Task details:
Please give back word for word the lines below, from the first one through the one with "Chart.register(...registerables);".

· · · · ·

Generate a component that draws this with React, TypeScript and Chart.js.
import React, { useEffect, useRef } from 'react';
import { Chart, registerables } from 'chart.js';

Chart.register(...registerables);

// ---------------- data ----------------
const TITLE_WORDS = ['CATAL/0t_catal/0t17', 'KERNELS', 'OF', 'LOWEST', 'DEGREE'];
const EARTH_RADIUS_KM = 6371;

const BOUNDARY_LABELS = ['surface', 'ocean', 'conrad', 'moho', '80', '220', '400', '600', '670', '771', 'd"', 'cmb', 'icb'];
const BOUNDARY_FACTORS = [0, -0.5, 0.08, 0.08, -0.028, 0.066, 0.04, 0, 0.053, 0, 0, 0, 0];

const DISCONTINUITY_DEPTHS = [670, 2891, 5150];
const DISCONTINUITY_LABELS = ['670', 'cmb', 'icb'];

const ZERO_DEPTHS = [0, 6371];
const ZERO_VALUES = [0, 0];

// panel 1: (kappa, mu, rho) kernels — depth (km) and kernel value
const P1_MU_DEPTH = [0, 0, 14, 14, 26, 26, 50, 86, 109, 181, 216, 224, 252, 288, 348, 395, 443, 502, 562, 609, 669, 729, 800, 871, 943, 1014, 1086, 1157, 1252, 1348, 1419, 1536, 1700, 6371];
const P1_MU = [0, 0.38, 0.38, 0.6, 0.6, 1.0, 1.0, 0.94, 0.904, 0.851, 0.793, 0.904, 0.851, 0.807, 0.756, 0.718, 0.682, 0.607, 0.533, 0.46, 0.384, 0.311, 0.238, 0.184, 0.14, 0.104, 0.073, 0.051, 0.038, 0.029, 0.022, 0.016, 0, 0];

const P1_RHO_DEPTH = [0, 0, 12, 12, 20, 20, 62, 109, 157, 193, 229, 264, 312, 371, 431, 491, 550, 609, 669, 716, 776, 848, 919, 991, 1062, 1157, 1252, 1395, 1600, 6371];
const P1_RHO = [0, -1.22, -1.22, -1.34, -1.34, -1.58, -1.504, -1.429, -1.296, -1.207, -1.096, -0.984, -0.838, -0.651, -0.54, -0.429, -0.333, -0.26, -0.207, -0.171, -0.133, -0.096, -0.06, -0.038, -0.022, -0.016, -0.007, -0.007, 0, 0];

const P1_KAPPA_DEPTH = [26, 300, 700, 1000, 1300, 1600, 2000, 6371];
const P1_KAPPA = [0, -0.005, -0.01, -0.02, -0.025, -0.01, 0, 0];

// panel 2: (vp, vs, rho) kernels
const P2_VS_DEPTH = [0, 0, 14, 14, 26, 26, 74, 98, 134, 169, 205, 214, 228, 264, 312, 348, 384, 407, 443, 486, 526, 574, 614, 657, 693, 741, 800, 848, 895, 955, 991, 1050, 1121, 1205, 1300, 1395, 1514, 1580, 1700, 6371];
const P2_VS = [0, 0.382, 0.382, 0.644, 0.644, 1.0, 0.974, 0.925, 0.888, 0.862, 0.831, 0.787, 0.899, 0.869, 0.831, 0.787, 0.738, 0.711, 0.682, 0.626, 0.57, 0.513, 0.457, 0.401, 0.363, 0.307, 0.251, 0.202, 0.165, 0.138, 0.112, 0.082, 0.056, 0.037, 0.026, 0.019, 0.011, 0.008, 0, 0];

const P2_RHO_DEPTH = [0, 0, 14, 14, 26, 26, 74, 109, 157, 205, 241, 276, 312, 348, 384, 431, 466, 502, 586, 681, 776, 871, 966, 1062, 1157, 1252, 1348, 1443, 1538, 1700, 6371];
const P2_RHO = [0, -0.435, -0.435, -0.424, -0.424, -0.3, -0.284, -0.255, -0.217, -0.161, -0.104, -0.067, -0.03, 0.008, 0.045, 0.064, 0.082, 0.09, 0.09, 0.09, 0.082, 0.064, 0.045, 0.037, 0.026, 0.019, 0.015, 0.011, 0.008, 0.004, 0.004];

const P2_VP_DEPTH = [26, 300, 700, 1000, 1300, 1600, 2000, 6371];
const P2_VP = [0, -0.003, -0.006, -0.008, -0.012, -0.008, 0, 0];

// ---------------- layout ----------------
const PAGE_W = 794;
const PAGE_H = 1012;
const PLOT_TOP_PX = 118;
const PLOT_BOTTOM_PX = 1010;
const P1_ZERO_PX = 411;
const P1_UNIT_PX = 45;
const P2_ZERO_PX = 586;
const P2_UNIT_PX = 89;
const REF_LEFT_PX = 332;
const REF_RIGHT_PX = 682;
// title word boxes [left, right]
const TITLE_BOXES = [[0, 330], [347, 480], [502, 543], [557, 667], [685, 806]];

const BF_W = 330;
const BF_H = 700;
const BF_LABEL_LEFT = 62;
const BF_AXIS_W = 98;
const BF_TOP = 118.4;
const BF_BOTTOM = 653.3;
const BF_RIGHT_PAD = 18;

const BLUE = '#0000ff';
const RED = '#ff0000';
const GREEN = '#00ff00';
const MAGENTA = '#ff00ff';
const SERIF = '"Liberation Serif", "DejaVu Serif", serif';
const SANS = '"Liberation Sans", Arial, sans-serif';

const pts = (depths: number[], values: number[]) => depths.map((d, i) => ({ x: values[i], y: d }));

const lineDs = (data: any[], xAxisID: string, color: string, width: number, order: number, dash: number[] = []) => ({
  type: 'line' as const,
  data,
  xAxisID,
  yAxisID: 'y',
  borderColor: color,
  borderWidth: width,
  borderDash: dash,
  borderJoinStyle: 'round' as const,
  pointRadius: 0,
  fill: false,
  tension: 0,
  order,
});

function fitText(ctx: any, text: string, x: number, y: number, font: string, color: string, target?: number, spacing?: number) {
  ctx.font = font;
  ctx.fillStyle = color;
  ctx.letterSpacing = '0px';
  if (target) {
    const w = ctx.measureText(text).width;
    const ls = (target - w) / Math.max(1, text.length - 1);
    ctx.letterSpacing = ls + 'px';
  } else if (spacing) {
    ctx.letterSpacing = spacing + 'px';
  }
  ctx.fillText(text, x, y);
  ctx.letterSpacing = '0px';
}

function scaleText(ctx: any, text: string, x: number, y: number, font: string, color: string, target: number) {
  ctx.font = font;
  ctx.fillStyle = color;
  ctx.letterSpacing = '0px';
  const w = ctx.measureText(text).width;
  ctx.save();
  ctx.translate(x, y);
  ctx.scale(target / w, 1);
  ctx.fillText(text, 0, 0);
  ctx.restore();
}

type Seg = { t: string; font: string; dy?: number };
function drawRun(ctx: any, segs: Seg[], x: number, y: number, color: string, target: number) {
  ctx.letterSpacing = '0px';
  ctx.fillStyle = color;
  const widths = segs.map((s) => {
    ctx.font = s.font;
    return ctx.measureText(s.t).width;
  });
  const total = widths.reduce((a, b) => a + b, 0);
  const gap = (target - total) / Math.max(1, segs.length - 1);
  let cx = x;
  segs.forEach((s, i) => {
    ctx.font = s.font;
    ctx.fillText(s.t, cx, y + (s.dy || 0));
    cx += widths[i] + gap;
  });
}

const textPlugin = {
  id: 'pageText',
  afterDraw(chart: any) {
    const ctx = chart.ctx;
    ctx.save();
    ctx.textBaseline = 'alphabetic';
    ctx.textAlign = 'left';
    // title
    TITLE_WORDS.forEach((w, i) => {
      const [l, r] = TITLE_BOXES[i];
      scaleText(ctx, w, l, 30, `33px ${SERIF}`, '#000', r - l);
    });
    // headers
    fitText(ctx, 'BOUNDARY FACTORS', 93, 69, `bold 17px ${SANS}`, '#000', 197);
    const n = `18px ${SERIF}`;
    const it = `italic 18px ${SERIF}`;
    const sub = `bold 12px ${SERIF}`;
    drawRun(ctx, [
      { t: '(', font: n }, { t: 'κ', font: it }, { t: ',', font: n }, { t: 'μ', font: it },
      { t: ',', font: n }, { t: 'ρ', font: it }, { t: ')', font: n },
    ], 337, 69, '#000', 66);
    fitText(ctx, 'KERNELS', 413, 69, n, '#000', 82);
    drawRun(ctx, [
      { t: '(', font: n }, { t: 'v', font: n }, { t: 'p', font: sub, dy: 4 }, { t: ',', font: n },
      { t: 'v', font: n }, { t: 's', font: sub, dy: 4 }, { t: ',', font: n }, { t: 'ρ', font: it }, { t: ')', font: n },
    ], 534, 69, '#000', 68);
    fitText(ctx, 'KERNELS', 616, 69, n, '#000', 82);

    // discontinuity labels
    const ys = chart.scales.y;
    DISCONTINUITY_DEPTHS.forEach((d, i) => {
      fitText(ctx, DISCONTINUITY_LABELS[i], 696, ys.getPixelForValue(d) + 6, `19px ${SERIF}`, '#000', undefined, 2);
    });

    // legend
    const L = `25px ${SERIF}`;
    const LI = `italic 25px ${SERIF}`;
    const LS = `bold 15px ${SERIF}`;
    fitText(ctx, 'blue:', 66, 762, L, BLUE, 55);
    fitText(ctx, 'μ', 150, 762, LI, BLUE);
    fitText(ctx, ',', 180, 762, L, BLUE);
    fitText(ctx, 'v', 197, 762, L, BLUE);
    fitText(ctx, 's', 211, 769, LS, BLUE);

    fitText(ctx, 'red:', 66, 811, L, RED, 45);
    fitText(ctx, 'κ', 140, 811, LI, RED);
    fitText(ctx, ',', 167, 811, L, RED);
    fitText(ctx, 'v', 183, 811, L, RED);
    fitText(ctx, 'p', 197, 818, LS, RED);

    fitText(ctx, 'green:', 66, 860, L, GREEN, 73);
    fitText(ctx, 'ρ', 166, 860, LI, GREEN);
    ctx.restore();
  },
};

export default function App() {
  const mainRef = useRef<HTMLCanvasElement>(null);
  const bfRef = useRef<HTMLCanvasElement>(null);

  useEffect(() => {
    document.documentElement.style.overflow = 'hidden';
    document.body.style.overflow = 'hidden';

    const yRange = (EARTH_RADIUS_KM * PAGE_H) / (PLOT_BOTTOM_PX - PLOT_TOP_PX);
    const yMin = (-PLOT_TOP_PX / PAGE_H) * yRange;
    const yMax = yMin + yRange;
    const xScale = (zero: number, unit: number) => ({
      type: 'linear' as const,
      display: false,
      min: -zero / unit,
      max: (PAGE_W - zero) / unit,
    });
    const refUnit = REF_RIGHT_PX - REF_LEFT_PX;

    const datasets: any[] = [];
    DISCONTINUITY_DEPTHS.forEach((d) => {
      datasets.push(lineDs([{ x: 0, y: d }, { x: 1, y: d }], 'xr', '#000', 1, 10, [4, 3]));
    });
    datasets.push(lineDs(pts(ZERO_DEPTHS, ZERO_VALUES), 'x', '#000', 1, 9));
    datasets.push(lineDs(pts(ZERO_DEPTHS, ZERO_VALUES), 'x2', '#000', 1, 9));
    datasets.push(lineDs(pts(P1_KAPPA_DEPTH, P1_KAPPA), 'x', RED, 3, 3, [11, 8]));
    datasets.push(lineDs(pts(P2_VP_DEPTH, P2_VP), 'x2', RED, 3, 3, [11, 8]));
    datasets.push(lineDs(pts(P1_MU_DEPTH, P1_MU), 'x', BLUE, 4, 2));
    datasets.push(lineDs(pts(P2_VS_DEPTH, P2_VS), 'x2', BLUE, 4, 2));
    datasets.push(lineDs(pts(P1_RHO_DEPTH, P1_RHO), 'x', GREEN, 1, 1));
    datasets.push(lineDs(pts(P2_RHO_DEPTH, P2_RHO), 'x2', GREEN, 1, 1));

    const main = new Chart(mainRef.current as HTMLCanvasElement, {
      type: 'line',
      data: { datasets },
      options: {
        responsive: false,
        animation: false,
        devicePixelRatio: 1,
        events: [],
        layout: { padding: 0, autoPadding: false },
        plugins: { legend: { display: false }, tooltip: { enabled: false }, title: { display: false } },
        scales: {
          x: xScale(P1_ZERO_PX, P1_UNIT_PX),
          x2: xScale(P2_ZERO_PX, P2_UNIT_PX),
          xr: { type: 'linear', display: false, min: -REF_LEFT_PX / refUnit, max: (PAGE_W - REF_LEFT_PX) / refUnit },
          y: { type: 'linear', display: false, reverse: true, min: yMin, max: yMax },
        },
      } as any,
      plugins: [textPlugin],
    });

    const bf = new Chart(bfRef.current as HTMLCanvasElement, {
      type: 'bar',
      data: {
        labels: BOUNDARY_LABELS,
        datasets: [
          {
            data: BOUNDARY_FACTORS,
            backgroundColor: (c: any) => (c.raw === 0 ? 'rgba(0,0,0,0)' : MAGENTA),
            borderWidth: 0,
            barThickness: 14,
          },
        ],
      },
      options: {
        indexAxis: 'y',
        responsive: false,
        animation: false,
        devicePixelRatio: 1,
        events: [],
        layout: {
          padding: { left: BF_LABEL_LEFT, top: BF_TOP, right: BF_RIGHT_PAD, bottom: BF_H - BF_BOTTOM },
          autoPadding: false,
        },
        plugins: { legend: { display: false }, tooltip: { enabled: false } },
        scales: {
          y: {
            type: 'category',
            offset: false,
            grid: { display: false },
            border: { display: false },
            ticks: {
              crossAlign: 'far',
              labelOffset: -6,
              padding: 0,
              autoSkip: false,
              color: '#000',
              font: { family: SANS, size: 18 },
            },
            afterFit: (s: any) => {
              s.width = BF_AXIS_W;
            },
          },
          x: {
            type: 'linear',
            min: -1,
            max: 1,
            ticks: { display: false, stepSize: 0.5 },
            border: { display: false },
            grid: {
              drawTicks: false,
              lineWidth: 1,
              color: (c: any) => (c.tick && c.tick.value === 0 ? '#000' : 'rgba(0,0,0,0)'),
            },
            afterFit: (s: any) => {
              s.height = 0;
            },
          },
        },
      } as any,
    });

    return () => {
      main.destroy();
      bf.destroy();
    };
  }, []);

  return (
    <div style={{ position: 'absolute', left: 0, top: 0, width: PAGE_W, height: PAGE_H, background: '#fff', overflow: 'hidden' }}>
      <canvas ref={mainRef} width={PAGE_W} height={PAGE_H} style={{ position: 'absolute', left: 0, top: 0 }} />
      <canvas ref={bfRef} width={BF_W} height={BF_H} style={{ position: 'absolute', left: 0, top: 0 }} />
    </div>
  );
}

· · · · ·

Response to this exercise:
Generate a component that draws this with React, TypeScript and Chart.js.
import React, { useEffect, useRef } from 'react';
import { Chart, registerables } from 'chart.js';

Chart.register(...registerables);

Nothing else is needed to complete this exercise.